Snapchat, the incredibly popular photo and video messaging application, operates on what Lowery considers to be the epitome of that concept.

“Snapchat scares me to death.  I’m a parent and, granted, I’ve got a six-year-old and a two-year-old, but Snapchat scares me,” Lowery added.

“I don’t think everything done on it is bad—I don’t even think 90 percent of it is bad—but I think the appearance that things go away is a frightening thing.”

In fact, they don’t go away.  As recently as Oct. 12, nearly 200,000 inappropriate photos and videos of Snapchat users leaked online thanks to a third-party app that allowed for the saving of content that would otherwise be deleted.
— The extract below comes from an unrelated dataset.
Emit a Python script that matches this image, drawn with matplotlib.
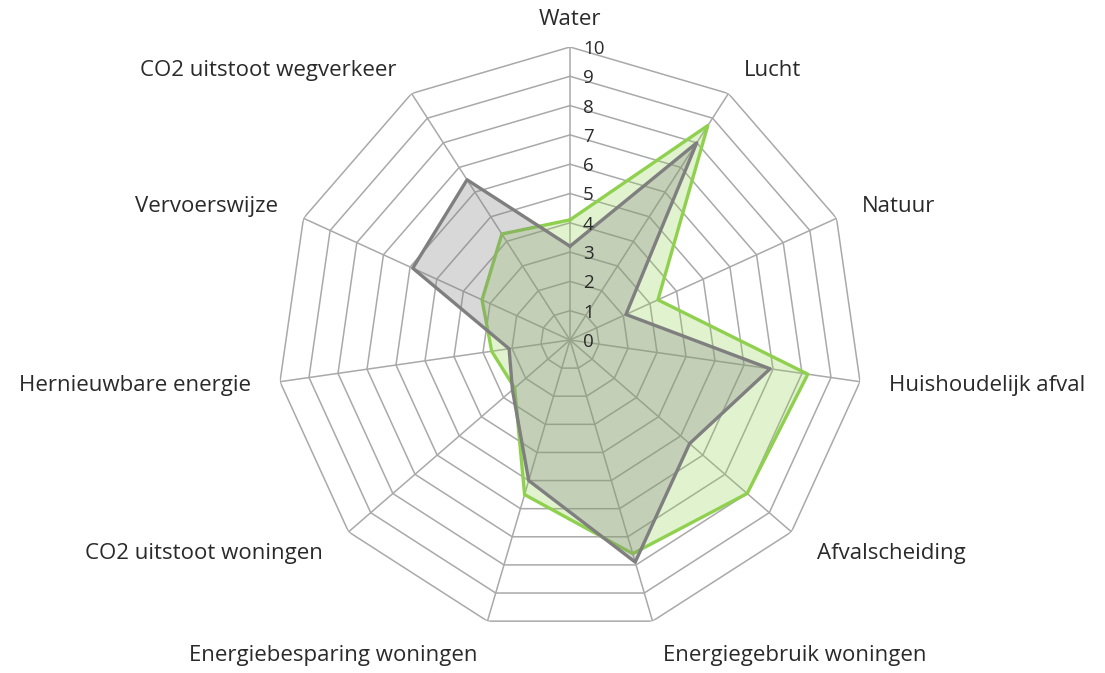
import numpy as np
import matplotlib
matplotlib.use("Agg")
import matplotlib.pyplot as plt

plt.rcParams['font.family'] = ['Open Sans', 'DejaVu Sans']

categories = [
    "Water", "Lucht", "Natuur", "Huishoudelijk afval", "Afvalscheiding",
    "Energiegebruik woningen", "Energiebesparing woningen",
    "CO2 uitstoot woningen", "Hernieuwbare energie", "Vervoerswijze",
    "CO2 uitstoot wegverkeer",
]
green_values = [4.1, 8.7, 3.3, 8.2, 8.0, 7.6, 5.5, 2.5, 2.7, 3.3, 4.3]
gray_values = [3.2, 8.0, 2.1, 6.9, 5.4, 7.9, 5.0, 2.6, 2.1, 5.9, 6.5]
tick_values = list(range(0, 11))

n = len(categories)
theta = np.linspace(0, 2 * np.pi, n, endpoint=False)
theta_closed = np.append(theta, theta[0])

W, H = 1105, 673
fig = plt.figure(figsize=(W / 100, H / 100), dpi=100)
cx, cy, R = 570, 340, 293
ax = fig.add_axes([(cx - R) / W, (H - cy - R) / H, 2 * R / W, 2 * R / H],
                  projection='polar')
ax.set_theta_zero_location('N')
ax.set_theta_direction(-1)
ax.set_ylim(0, 10)
ax.grid(False)
ax.set_xticks([])
ax.set_yticks([])
ax.spines['polar'].set_visible(False)
ax.patch.set_visible(False)

grid_color = '#a9a9a9'
# polygonal rings
for v in tick_values[1:]:
    ax.plot(theta_closed, [v] * (n + 1), color=grid_color, lw=1.1, zorder=1)
# spokes
for t in theta:
    ax.plot([t, t], [0, 10], color=grid_color, lw=1.1, zorder=1)


def closed(vals):
    return list(vals) + [vals[0]]


# series
ax.fill(theta_closed, closed(green_values), color='#92d050', alpha=0.27,
        lw=0, zorder=2)
ax.plot(theta_closed, closed(green_values), color='#8fd14f', lw=2.4, zorder=3)
ax.fill(theta_closed, closed(gray_values), color='#7f7f7f', alpha=0.30,
        lw=0, zorder=4)
ax.plot(theta_closed, closed(gray_values), color='#7f7f7f', lw=2.4, zorder=5)

text_color = '#2a2a2a'
# radial tick labels along the top spoke
for v in tick_values:
    ax.annotate(str(v), xy=(0, v), xytext=(13, -2), textcoords='offset pixels',
                ha='left', va='center', fontsize=13.5, color=text_color,
                zorder=6)

# category labels
for t, lab in zip(theta, categories):
    s, c = np.sin(t), np.cos(t)
    r_lab = 10.95 + 0.3 * max(0.0, -c)
    if abs(s) < 0.05:
        ha = 'center'
    elif s > 0:
        ha = 'left'
    else:
        ha = 'right'
    ax.text(t, r_lab, lab, ha=ha, va='center', fontsize=16,
            color=text_color)

fig.savefig('out.png', dpi=100)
The problem with policing children’s activity on the Internet is nothing new, however, as it remains difficult to prevent an underage child from watching a rated-R trailer on Youtube.

But there are several options that parents have to control access within their own homes.

“That’s part of what we’re going to be talking about, are different practical suggestions,” Lowery said.

“We aren’t going to tell anyone how to parent, of course, but one of the things you can do is filter at the router level.  At home, I use a free program that filters my devices at my house so any device that connects to the Internet at my house is filtered.”

Most parents may think of giving their children cell phones as a sign of trust, but there’s a different between trust and ignorance.

“I’ve heard it said that it’s like we’re giving an adult device to children with no guidelines most of the time, and that’s very true because I see kids all the time walking around with devices and their parents have no idea what they’re doing on it.”

The iParent seminar is set for 6 p.m. at the Fort Dale Academy library.